— START Raw data —
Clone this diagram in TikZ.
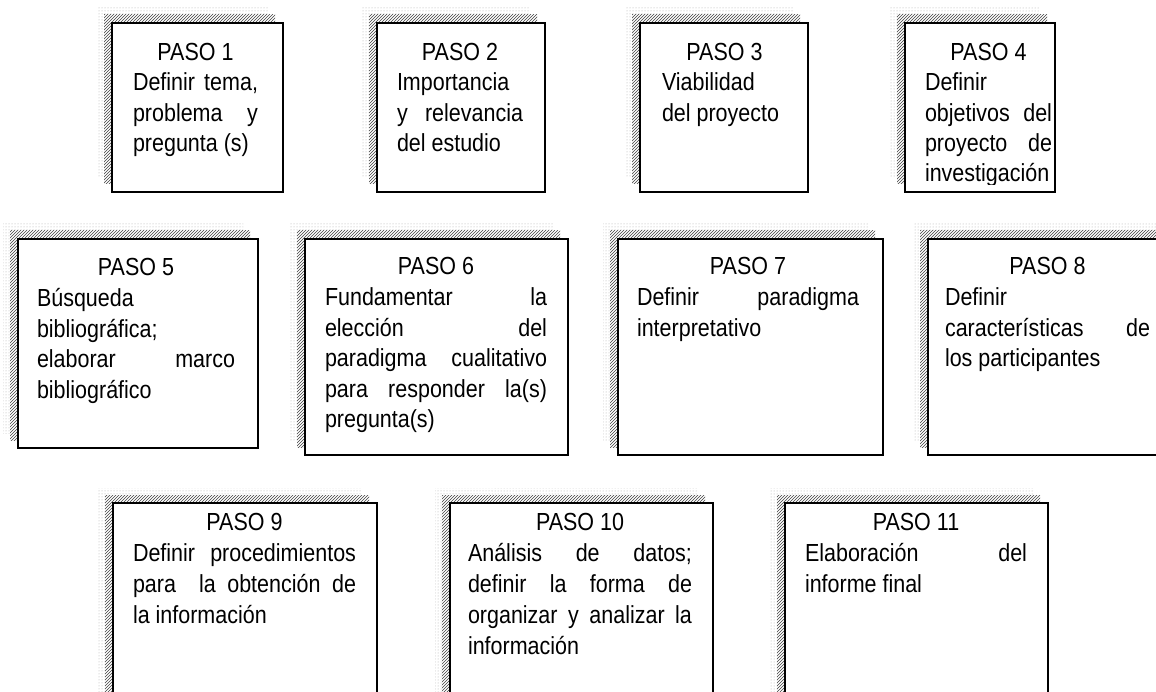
\documentclass[tikz,border=0pt]{standalone}
\usepackage{fontspec}
\usetikzlibrary{patterns}
\newfontfamily\pasofont{Liberation Sans}[FakeStretch=0.87]
\newcommand\myc[1]{\hbox to\hsize{\hfil#1\hfil}}
\newcommand\myj[1]{\hbox to\hsize{\spaceskip=0.25em plus 1fil\relax#1}}
\newcommand\myl[1]{\hbox{#1}}
\def\rowskip{30.4}
% #1 name, #2 x1, #3 y1, #4 x2, #5 y2, #6 text x, #7 text width, #8 first baseline, #9 text
\newcommand\pasobox[9]{%
  \fill[dotshadow] (#2-15,#3-15) rectangle (#4-15,#5-15);
  \fill[white] (#2-8,#3-8) rectangle (#4-8,#5-8);
  \fill[hatchshadow] (#2-8,#3-8) rectangle (#4-8,#5-8);
  \node[pasoframe, minimum width={(#4-#2)*1pt}, minimum height={(#5-#3)*1pt}] (#1) at (#2,#3) {};
  \begin{scope}
    \clip (#2+2,#3+2) rectangle (#4-2,#5-7);
    \node[pasotext] (#1t) at (#6,#8) {\vtop{\hsize=#7pt #9}};
  \end{scope}
}
\begin{document}
\begin{tikzpicture}[x=1pt,y=-1pt,
  dotshadow/.style={pattern=dots, pattern color=gray!65},
  hatchshadow/.style={pattern=north east lines, pattern color=black!75},
  pasoframe/.style={draw=black, line width=2.6pt, fill=white, anchor=north west, inner sep=0pt, outer sep=0pt},
  pasotext/.style={anchor=base west, inner sep=0pt, outer sep=0pt, text=black,
    font={\pasofont\fontsize{24.7}{\rowskip}\selectfont}}]
\useasboundingbox (0,0) rectangle (1156,692);
\clip (0,0) rectangle (1156,692);
\fill[white] (0,0) rectangle (1156,692);
% row 1
\def\rowskip{30.3}
\pasobox{p1}{112}{23}{283}{192}{133}{125}{60.5}{\myc{PASO 1}\myj{Definir tema,}\myj{problema y}\myl{pregunta (s)}}
\pasobox{p2}{377}{23}{545}{192}{397}{126}{60.5}{\myc{PASO 2}\myl{Importancia}\myj{y relevancia}\myl{del estudio}}
\pasobox{p3}{640}{23}{808}{192}{662}{125}{60.5}{\myc{PASO 3}\myl{Viabilidad}\myl{del proyecto}}
\pasobox{p4}{905}{23}{1055}{192}{925}{127}{60.5}{\myc{PASO 4}\myl{Definir}\myj{objetivos del}\myj{proyecto de}\myl{investigación}}
% row 2
\def\rowskip{30.6}
\pasobox{p5}{18}{239}{258}{448}{37}{198}{276}{\myc{PASO 5}\myl{Búsqueda}\myl{bibliográfica;}\myj{elaborar marco}\myl{bibliográfico}}
\pasobox{p6}{305}{239}{568}{455}{325}{222}{275}{\myc{PASO 6}\myj{Fundamentar la}\myj{elección del}\myj{paradigma cualitativo}\myj{para responder la(s)}\myl{pregunta(s)}}
\pasobox{p7}{618}{239}{883}{455}{637}{222}{275}{\myc{PASO 7}\myj{Definir paradigma}\myl{interpretativo}}
\pasobox{p8}{928}{239}{1171}{455}{945}{205}{275}{\myc{PASO 8}\myl{Definir}\myj{características de}\myl{los participantes}}
% row 3
\def\rowskip{31}
\pasobox{p9}{113}{503}{377}{720}{133}{223}{530}{\myc{PASO 9}\myj{Definir procedimientos}\myj{para\ \ la obtención de}\myl{la información}}
\pasobox{p10}{450}{503}{713}{720}{468}{224}{530}{\myc{PASO 10}\myj{Análisis de datos;}\myj{definir la forma de}\myj{organizar y analizar la}\myl{información}}
\pasobox{p11}{785}{503}{1048}{720}{805}{222}{530}{\myc{PASO 11}\myj{Elaboración del}\myl{informe final}}
\end{tikzpicture}
\end{document}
— END Raw data —
What you need to do
Do not include the images; transcribe the rest of the listing exactly.

Answer for the task
Clone this diagram in TikZ.
\documentclass[tikz,border=0pt]{standalone}
\usepackage{fontspec}
\usetikzlibrary{patterns}
\newfontfamily\pasofont{Liberation Sans}[FakeStretch=0.87]
\newcommand\myc[1]{\hbox to\hsize{\hfil#1\hfil}}
\newcommand\myj[1]{\hbox to\hsize{\spaceskip=0.25em plus 1fil\relax#1}}
\newcommand\myl[1]{\hbox{#1}}
\def\rowskip{30.4}
% #1 name, #2 x1, #3 y1, #4 x2, #5 y2, #6 text x, #7 text width, #8 first baseline, #9 text
\newcommand\pasobox[9]{%
  \fill[dotshadow] (#2-15,#3-15) rectangle (#4-15,#5-15);
  \fill[white] (#2-8,#3-8) rectangle (#4-8,#5-8);
  \fill[hatchshadow] (#2-8,#3-8) rectangle (#4-8,#5-8);
  \node[pasoframe, minimum width={(#4-#2)*1pt}, minimum height={(#5-#3)*1pt}] (#1) at (#2,#3) {};
  \begin{scope}
    \clip (#2+2,#3+2) rectangle (#4-2,#5-7);
    \node[pasotext] (#1t) at (#6,#8) {\vtop{\hsize=#7pt #9}};
  \end{scope}
}
\begin{document}
\begin{tikzpicture}[x=1pt,y=-1pt,
  dotshadow/.style={pattern=dots, pattern color=gray!65},
  hatchshadow/.style={pattern=north east lines, pattern color=black!75},
  pasoframe/.style={draw=black, line width=2.6pt, fill=white, anchor=north west, inner sep=0pt, outer sep=0pt},
  pasotext/.style={anchor=base west, inner sep=0pt, outer sep=0pt, text=black,
    font={\pasofont\fontsize{24.7}{\rowskip}\selectfont}}]
\useasboundingbox (0,0) rectangle (1156,692);
\clip (0,0) rectangle (1156,692);
\fill[white] (0,0) rectangle (1156,692);
% row 1
\def\rowskip{30.3}
\pasobox{p1}{112}{23}{283}{192}{133}{125}{60.5}{\myc{PASO 1}\myj{Definir tema,}\myj{problema y}\myl{pregunta (s)}}
\pasobox{p2}{377}{23}{545}{192}{397}{126}{60.5}{\myc{PASO 2}\myl{Importancia}\myj{y relevancia}\myl{del estudio}}
\pasobox{p3}{640}{23}{808}{192}{662}{125}{60.5}{\myc{PASO 3}\myl{Viabilidad}\myl{del proyecto}}
\pasobox{p4}{905}{23}{1055}{192}{925}{127}{60.5}{\myc{PASO 4}\myl{Definir}\myj{objetivos del}\myj{proyecto de}\myl{investigación}}
% row 2
\def\rowskip{30.6}
\pasobox{p5}{18}{239}{258}{448}{37}{198}{276}{\myc{PASO 5}\myl{Búsqueda}\myl{bibliográfica;}\myj{elaborar marco}\myl{bibliográfico}}
\pasobox{p6}{305}{239}{568}{455}{325}{222}{275}{\myc{PASO 6}\myj{Fundamentar la}\myj{elección del}\myj{paradigma cualitativo}\myj{para responder la(s)}\myl{pregunta(s)}}
\pasobox{p7}{618}{239}{883}{455}{637}{222}{275}{\myc{PASO 7}\myj{Definir paradigma}\myl{interpretativo}}
\pasobox{p8}{928}{239}{1171}{455}{945}{205}{275}{\myc{PASO 8}\myl{Definir}\myj{características de}\myl{los participantes}}
% row 3
\def\rowskip{31}
\pasobox{p9}{113}{503}{377}{720}{133}{223}{530}{\myc{PASO 9}\myj{Definir procedimientos}\myj{para\ \ la obtención de}\myl{la información}}
\pasobox{p10}{450}{503}{713}{720}{468}{224}{530}{\myc{PASO 10}\myj{Análisis de datos;}\myj{definir la forma de}\myj{organizar y analizar la}\myl{información}}
\pasobox{p11}{785}{503}{1048}{720}{805}{222}{530}{\myc{PASO 11}\myj{Elaboración del}\myl{informe final}}
\end{tikzpicture}
\end{document}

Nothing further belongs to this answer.